Consider Paul’s confidence in Timothy. He was a younger man replicating Christ’s concern for God’s children. Paul says; “I have no one like him, who will be genuinely concerned for your welfare” (Philippians 2:20). Our Churches need more forward believing, forward concerned people like Timothy. Believers benefit from being part of a congregation possessing this degree of dependable concern for each other. Concern, not so much for the frivolous matters of life; but concern for the whole person that takes the required time with the needed patience. This concern has Christlikeness, purity, biblical truth, marriage and family relationships, plus the raft of everyday health and well-being issues which we all live with at its heart.

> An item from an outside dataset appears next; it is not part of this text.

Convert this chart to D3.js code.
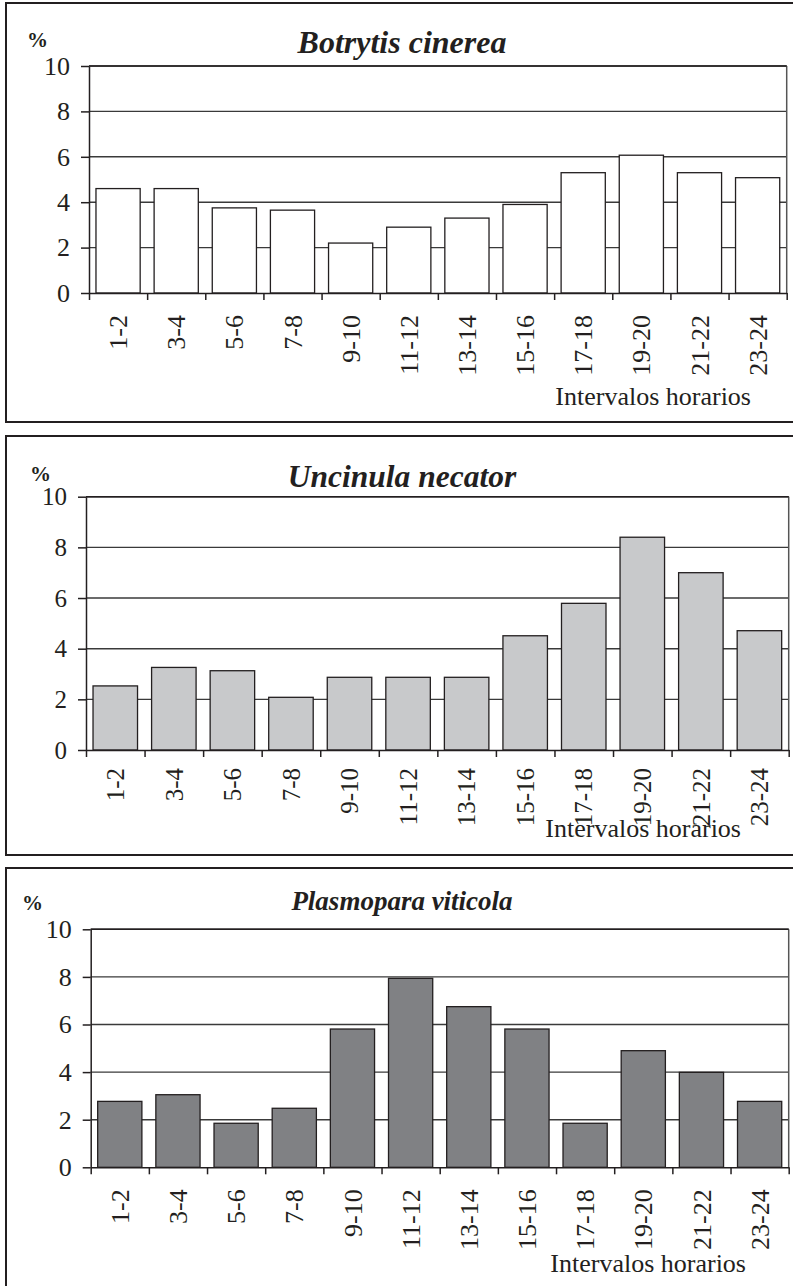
<!DOCTYPE html>
<html>
<head>
<meta charset="utf-8">
<script src="https://cdn.jsdelivr.net/npm/d3@7"></script>
<style>
  body { margin: 0; background: #fff; }
  svg { display: block; }
  svg text { font-family: "Liberation Serif", "Times New Roman", serif !important; }
  .axis path, .axis line { stroke: #231f20; stroke-width: 1.5; }
  .axis text { fill: #231f20; }
</style>
</head>
<body>
<div id="chart"></div>
<script>
// hourly intervals (x categories)
const categories = ['1-2', '3-4', '5-6', '7-8', '9-10', '11-12', '13-14', '15-16', '17-18', '19-20', '21-22', '23-24'];
const yTicks = [0, 2, 4, 6, 8, 10];

// % of spores caught per interval
const botrytis = [4.6, 4.6, 3.75, 3.65, 2.2, 2.9, 3.3, 3.9, 5.3, 6.07, 5.3, 5.08];
const uncinula = [2.53, 3.26, 3.13, 2.08, 2.87, 2.87, 2.87, 4.51, 5.79, 8.4, 7.0, 4.71];
const plasmopara = [2.77, 3.05, 1.85, 2.48, 5.81, 7.94, 6.75, 5.81, 1.85, 4.9, 3.99, 2.77];

const titles = ['Botrytis cinerea', 'Uncinula necator', 'Plasmopara viticola'];
const xTitle = 'Intervalos horarios';

const W = 793, H = 1286;

// layout of each boxed panel
const panels = [
  {
    values: botrytis, title: titles[0], fill: '#ffffff',
    frame: [6, 3, 900, 419],
    plot: { left: 89, right: 786.7, top: 66, bottom: 293 },
    titleY: 53, titleSize: 32, pctX: 27, pctY: 47,
    xTitleX: 751, xTitleY: 405, tickSize: 26, labelGap: 22,
  },
  {
    values: uncinula, title: titles[1], fill: '#c8c9cb',
    frame: [6, 436, 900, 419],
    plot: { left: 86, right: 788.7, top: 496.7, bottom: 750 },
    titleY: 487, titleSize: 31.5, pctX: 30, pctY: 481,
    xTitleX: 741, xTitleY: 837, tickSize: 25, labelGap: 18,
  },
  {
    values: plasmopara, title: titles[2], fill: '#808184',
    frame: [6, 868, 900, 500],
    plot: { left: 90.7, right: 788.7, top: 929.3, bottom: 1167.3 },
    titleY: 910, titleSize: 27, pctX: 22, pctY: 910,
    xTitleX: 746, xTitleY: 1272, tickSize: 26, labelGap: 22,
  },
];

const svg = d3.select('#chart').append('svg')
  .attr('width', W)
  .attr('height', H);

panels.forEach((p) => {
  const g = svg.append('g');

  // outer box
  g.append('rect')
    .attr('x', p.frame[0]).attr('y', p.frame[1])
    .attr('width', p.frame[2]).attr('height', p.frame[3])
    .attr('fill', 'none')
    .attr('stroke', '#231f20')
    .attr('stroke-width', 2);

  const x = d3.scaleBand()
    .domain(categories)
    .range([p.plot.left, p.plot.right])
    .paddingInner(0.24)
    .paddingOuter(0.12);

  const xEdges = d3.scaleLinear()
    .domain([0, categories.length])
    .range([p.plot.left, p.plot.right]);

  const y = d3.scaleLinear()
    .domain([0, 10])
    .range([p.plot.bottom, p.plot.top]);

  // gridlines
  g.append('g')
    .selectAll('line')
    .data(yTicks.filter((d) => d > 0))
    .join('line')
    .attr('x1', p.plot.left).attr('x2', p.plot.right)
    .attr('y1', (d) => y(d)).attr('y2', (d) => y(d))
    .attr('stroke', '#3a3a3a')
    .attr('stroke-width', 1.4);

  // plot border on the right
  g.append('line')
    .attr('x1', p.plot.right).attr('x2', p.plot.right)
    .attr('y1', y(10)).attr('y2', y(0))
    .attr('stroke', '#555')
    .attr('stroke-width', 1.5);

  // bars
  g.append('g')
    .selectAll('rect')
    .data(p.values)
    .join('rect')
    .attr('x', (d, i) => x(categories[i]))
    .attr('y', (d) => y(d))
    .attr('width', x.bandwidth())
    .attr('height', (d) => y(0) - y(d))
    .attr('fill', p.fill)
    .attr('stroke', '#231f20')
    .attr('stroke-width', 1.3);

  // y axis
  g.append('g')
    .attr('class', 'axis')
    .attr('transform', `translate(${p.plot.left},0)`)
    .call(d3.axisLeft(y).tickValues(yTicks).tickSize(8).tickPadding(11).tickSizeOuter(0))
    .attr('font-size', p.tickSize);

  // x axis with ticks at category boundaries
  g.append('g')
    .attr('class', 'axis')
    .attr('transform', `translate(0,${p.plot.bottom})`)
    .call(d3.axisBottom(xEdges).tickValues(d3.range(categories.length + 1))
      .tickFormat('').tickSize(7).tickSizeOuter(0));

  // rotated category labels
  g.append('g')
    .attr('class', 'axis')
    .attr('transform', `translate(0,${p.plot.bottom})`)
    .call(d3.axisBottom(x).tickSize(0).tickPadding(0))
    .attr('font-size', p.tickSize)
    .call((s) => s.select('.domain').remove())
    .call((s) => s.selectAll('text')
      .attr('text-anchor', 'end')
      .attr('transform', 'rotate(-90)')
      .attr('x', -p.labelGap)
      .attr('y', 0)
      .attr('dy', '0.35em'));

  // top border of plot
  g.append('line')
    .attr('x1', p.plot.left).attr('x2', p.plot.right)
    .attr('y1', y(10)).attr('y2', y(10))
    .attr('stroke', '#231f20')
    .attr('stroke-width', 1.5);

  g.append('text')
    .attr('x', 402)
    .attr('y', p.titleY)
    .attr('text-anchor', 'middle')
    .attr('font-size', p.titleSize)
    .attr('font-weight', 'bold')
    .attr('font-style', 'italic')
    .attr('fill', '#231f20')
    .text(p.title);

  g.append('text')
    .attr('x', p.pctX)
    .attr('y', p.pctY)
    .attr('font-size', 21)
    .attr('font-weight', 'bold')
    .attr('fill', '#231f20')
    .text('%');

  g.append('text')
    .attr('x', p.xTitleX)
    .attr('y', p.xTitleY)
    .attr('text-anchor', 'end')
    .attr('font-size', 26)
    .attr('fill', '#231f20')
    .text(xTitle);
});
</script>
</body>
</html>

The Church of Jesus Christ needs to “take care… lest there be in any of you an evil, unbelieving heart, leading you to fall away from the living God. 13 But exhort one another every day, as long as it is called “today,” that none of you may be hardened by the deceitfulness of sin” (Hebrews 3:12-13). Sin can so easily seduce you through self-centred thinking. Since in God’s wisdom, He has designed His Church with Christ as the head and not the almighty “I”, we need to look out for each other on Christ’s behalf.
Genuine Christ-like character is concerned about the Saviour’s glory (1Co 10:31) and how to glorify Christ through our relationships. It longs for opportunities to express the loving grace of God into other’s lives for the purpose of salvation, then sanctification, then glorification (Rom 8:29-30; 1Co 1:30; 1Th 4:3). Along the way there will be discipleship in personal life issues, healing and recovery from pains, and victories over sinful inner strong-holds.
The holiness of fellow Christians should captivate our attention. How easy it is for us to lose focus of God’s design, His desire for His Church. God’s eternal plan is straight forward; “those whom he predestined he also called, and those whom he called he also justified, and those whom he justified he also glorified” (Romans 8:30). Therefore, we Christians should walk in unity with Christ; encouraging, uplifting, equipping, and exhorting one another to selfless, holy, and more joyfull mature living for Christ (Eph 4:12-16).
Christ’s selfless character is our bullseye target in personal development; “Do nothing from selfish ambition or conceit, but in humility count others more significant than yourselves” (Philippians 2:3). But how do you do this? “Let each of you look not only to his own interests, but also to the interests of others” (Philippians 2:4). When you have a thought for self, chose to have a similar thought for others. When you plan to treat yourself, plan to treat another also. When you pray for self, pray first for others. When you dream to bless self, dream and plan to bless others.
I encourage you today, to check your priority of concerns. Align them with God’s concerns, Christ will be honoured, others will be blessed, and you shall be satisfied.